Among the lines of these entries, how many hold the word "this"? State only the number.

Records with drawing code:
********************
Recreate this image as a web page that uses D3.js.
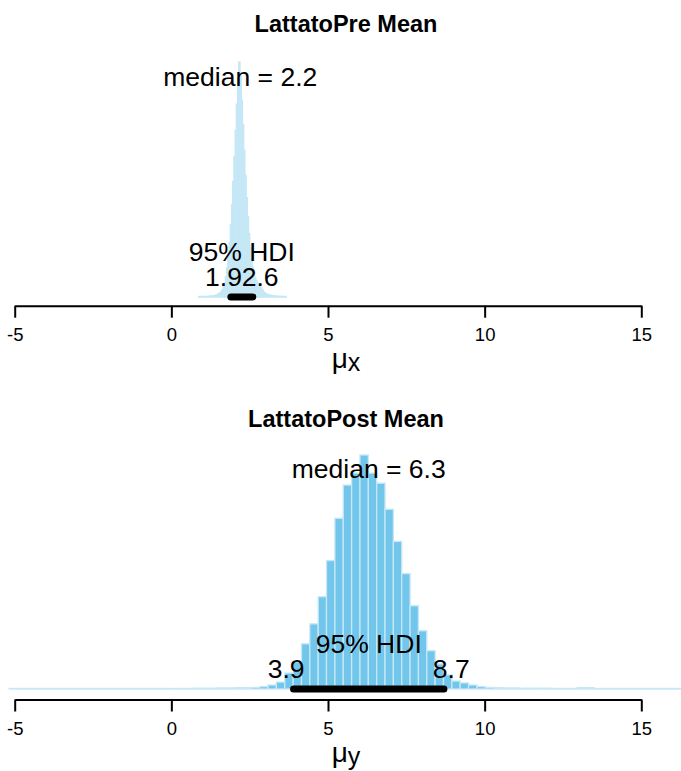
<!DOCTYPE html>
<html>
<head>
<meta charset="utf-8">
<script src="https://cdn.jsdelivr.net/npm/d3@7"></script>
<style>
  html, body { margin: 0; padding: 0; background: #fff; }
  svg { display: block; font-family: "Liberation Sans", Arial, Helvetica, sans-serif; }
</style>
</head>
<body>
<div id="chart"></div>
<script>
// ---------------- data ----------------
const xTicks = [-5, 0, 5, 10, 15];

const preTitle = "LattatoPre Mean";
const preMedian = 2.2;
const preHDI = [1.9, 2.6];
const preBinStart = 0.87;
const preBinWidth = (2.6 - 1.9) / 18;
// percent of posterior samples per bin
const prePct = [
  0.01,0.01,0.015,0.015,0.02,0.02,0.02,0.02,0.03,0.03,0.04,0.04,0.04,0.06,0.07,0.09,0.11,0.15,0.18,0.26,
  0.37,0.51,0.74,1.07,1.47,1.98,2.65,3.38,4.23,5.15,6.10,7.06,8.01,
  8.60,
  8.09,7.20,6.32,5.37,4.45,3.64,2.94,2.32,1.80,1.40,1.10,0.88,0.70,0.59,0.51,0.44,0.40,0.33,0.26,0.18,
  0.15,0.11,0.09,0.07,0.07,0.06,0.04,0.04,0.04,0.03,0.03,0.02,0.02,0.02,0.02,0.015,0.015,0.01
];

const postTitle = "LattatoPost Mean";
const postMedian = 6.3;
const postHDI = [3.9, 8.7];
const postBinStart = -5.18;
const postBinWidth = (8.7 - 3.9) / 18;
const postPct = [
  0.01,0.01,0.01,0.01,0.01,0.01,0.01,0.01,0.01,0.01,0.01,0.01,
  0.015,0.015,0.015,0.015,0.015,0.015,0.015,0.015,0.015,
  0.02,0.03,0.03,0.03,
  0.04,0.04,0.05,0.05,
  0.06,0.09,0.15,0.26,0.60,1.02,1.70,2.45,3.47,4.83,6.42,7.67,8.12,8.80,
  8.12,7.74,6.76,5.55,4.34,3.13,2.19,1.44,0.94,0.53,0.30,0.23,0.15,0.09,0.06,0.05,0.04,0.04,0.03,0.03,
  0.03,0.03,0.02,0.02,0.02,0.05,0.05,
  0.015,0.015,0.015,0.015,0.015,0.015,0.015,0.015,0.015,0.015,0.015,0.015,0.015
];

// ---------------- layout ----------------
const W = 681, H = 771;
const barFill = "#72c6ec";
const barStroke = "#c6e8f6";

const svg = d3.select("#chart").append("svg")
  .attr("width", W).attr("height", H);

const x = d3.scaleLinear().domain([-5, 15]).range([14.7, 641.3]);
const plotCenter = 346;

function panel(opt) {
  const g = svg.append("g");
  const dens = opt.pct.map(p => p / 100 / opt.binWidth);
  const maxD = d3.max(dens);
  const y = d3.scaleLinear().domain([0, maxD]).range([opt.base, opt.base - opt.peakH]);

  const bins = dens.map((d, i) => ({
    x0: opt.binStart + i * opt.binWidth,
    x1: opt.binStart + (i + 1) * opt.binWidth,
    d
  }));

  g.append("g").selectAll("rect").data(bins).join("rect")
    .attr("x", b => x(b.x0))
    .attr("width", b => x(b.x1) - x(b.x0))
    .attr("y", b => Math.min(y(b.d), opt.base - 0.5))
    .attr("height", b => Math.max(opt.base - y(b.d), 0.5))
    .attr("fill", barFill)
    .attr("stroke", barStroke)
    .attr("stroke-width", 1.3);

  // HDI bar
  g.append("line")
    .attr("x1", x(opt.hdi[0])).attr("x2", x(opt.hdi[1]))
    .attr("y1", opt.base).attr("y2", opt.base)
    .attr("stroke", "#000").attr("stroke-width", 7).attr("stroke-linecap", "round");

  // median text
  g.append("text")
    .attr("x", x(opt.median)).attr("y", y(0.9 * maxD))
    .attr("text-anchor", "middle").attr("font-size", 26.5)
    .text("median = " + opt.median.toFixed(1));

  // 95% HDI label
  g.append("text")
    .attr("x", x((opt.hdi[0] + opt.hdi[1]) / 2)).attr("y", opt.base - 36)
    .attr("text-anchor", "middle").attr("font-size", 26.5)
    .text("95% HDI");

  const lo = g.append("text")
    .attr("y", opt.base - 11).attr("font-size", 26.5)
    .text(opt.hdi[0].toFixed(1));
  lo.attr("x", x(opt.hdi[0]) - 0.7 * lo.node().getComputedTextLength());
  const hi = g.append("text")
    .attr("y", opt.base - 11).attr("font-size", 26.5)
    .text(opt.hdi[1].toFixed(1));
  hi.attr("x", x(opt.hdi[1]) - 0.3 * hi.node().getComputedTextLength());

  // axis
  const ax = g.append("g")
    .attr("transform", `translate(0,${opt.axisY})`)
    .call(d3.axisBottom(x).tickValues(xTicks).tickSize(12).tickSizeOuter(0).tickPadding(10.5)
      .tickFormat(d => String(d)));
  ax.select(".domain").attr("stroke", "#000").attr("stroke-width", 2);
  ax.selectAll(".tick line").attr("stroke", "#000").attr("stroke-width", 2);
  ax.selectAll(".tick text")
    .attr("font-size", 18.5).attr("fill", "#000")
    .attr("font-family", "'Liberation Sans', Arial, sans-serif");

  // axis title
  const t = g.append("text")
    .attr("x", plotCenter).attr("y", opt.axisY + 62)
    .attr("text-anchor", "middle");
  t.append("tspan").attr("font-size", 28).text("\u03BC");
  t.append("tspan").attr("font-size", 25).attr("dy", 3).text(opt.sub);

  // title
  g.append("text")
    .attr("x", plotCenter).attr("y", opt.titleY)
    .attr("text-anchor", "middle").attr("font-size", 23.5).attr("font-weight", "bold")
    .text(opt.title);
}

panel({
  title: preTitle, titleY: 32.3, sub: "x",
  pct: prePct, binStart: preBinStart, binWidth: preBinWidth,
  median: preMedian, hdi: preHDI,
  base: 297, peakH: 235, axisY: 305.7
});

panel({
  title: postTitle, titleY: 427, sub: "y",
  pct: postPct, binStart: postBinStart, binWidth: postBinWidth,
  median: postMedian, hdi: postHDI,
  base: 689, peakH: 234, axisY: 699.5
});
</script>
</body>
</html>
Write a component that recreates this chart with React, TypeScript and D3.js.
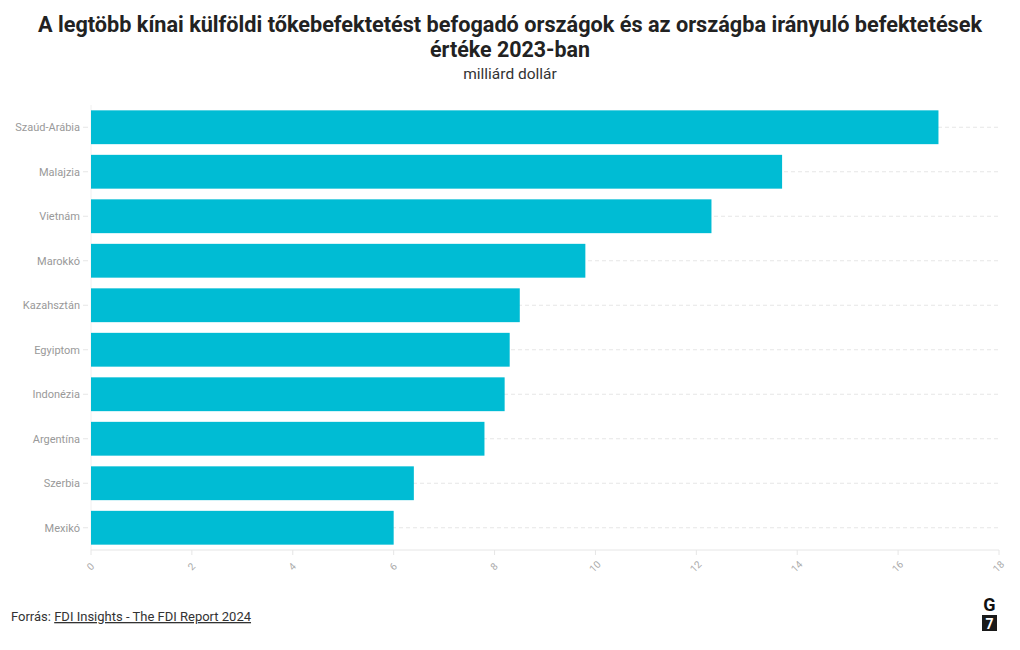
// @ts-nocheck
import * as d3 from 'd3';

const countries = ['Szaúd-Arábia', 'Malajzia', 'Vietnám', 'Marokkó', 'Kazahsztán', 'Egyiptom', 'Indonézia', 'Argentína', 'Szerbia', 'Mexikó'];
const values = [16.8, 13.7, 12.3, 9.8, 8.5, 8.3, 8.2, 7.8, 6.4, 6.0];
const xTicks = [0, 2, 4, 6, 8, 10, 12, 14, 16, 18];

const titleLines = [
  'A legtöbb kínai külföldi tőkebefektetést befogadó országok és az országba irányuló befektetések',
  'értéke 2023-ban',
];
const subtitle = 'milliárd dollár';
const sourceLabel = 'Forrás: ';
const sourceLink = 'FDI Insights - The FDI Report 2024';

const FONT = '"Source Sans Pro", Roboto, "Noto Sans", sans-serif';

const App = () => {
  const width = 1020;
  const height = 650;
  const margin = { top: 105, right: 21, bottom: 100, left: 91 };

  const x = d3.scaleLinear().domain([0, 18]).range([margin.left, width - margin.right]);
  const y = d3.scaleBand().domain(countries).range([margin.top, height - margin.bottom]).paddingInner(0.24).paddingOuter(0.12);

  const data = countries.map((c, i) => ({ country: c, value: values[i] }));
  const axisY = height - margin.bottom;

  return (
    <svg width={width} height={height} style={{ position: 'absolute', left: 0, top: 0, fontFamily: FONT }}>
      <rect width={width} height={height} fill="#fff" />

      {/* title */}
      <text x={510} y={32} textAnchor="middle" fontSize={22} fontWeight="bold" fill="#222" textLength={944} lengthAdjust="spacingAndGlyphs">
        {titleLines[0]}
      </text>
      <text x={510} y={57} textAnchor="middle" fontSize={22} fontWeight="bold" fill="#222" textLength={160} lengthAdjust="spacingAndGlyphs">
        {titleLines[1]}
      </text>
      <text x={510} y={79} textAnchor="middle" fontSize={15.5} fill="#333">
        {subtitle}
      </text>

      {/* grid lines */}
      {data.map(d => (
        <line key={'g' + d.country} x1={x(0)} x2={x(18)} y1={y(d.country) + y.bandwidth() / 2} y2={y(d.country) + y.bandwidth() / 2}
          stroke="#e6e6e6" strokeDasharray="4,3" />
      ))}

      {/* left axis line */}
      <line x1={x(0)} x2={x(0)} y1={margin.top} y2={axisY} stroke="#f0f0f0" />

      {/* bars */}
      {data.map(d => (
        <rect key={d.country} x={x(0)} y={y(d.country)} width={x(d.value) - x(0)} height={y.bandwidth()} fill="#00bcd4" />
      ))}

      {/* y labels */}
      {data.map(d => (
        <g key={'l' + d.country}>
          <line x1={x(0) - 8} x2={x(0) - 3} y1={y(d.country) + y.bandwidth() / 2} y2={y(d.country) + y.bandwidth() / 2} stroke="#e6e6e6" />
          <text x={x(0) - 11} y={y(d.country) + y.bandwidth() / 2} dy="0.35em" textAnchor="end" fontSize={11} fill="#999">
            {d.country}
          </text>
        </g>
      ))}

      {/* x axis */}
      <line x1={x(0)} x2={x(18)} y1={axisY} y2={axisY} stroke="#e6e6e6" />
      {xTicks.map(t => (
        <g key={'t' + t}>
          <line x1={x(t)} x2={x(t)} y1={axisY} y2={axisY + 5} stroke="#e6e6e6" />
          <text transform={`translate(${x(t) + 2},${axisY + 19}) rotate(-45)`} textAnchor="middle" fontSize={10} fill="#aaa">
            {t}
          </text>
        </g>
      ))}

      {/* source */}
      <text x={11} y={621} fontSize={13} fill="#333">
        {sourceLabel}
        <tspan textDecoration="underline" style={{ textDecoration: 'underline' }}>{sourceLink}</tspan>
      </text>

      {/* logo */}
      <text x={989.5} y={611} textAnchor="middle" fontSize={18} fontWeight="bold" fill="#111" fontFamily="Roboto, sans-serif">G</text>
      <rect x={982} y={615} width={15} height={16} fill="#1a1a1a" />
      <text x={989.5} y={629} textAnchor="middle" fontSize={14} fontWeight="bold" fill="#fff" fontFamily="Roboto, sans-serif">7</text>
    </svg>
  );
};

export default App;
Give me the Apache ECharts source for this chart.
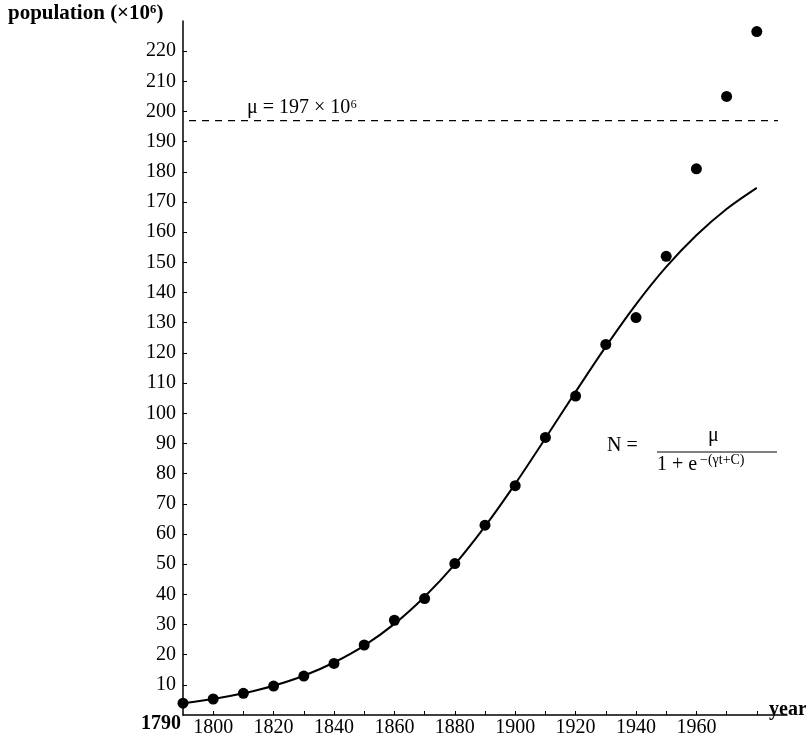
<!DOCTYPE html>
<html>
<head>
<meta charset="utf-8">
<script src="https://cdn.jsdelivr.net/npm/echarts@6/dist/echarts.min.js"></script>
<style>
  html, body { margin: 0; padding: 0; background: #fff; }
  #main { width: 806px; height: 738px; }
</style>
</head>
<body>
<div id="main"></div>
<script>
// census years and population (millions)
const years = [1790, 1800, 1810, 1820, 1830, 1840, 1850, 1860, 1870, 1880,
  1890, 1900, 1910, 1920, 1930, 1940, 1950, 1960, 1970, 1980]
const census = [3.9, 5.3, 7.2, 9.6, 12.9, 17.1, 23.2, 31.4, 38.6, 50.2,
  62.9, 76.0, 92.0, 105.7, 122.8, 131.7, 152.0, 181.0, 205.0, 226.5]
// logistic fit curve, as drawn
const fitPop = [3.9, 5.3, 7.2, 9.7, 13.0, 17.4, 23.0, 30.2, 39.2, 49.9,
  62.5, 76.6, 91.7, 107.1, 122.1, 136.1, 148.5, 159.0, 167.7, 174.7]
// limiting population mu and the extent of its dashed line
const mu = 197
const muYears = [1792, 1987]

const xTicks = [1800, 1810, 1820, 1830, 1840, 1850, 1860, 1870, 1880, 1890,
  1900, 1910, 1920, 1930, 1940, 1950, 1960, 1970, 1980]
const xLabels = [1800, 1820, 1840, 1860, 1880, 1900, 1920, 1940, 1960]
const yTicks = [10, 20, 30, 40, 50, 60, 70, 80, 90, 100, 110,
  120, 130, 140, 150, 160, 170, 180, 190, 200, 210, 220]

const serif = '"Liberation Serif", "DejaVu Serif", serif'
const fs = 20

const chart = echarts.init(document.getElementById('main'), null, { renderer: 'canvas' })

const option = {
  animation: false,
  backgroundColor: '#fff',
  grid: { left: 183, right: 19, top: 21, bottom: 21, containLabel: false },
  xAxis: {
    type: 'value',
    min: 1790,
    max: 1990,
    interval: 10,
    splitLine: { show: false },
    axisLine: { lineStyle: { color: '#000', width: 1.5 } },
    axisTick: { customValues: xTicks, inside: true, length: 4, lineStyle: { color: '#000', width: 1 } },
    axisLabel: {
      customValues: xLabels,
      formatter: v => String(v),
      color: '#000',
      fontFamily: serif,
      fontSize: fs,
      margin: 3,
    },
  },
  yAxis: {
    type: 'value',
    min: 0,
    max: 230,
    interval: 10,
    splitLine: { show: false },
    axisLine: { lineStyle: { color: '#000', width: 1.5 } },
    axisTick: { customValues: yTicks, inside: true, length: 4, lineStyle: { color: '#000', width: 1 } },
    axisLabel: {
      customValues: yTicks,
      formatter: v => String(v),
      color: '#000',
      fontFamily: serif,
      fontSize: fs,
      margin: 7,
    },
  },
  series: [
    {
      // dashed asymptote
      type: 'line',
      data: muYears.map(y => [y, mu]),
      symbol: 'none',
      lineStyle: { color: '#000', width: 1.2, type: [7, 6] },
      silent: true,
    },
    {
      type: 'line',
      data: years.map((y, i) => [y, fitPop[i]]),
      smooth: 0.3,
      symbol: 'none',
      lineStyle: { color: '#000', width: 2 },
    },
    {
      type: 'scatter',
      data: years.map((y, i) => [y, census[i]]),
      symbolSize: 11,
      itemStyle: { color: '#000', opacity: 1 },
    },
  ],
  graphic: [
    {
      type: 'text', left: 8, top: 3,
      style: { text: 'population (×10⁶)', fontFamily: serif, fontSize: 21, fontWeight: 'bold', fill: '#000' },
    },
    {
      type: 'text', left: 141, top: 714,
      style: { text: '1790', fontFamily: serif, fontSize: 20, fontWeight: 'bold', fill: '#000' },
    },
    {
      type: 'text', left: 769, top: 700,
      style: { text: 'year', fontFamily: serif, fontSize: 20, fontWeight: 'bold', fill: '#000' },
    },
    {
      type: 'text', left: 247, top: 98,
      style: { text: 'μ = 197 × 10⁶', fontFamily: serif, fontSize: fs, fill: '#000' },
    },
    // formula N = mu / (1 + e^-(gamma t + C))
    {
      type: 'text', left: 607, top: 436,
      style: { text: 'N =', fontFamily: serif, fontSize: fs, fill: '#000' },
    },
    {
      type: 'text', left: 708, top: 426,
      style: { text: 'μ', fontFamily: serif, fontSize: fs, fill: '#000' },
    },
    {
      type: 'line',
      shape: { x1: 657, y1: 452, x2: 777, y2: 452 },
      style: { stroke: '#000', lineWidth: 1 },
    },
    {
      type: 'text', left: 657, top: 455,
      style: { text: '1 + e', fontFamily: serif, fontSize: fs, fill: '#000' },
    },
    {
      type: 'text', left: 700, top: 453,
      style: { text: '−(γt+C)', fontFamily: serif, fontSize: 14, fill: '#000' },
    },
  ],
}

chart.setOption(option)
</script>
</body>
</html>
********************
→ **EXPECTED OUTPUT**:
3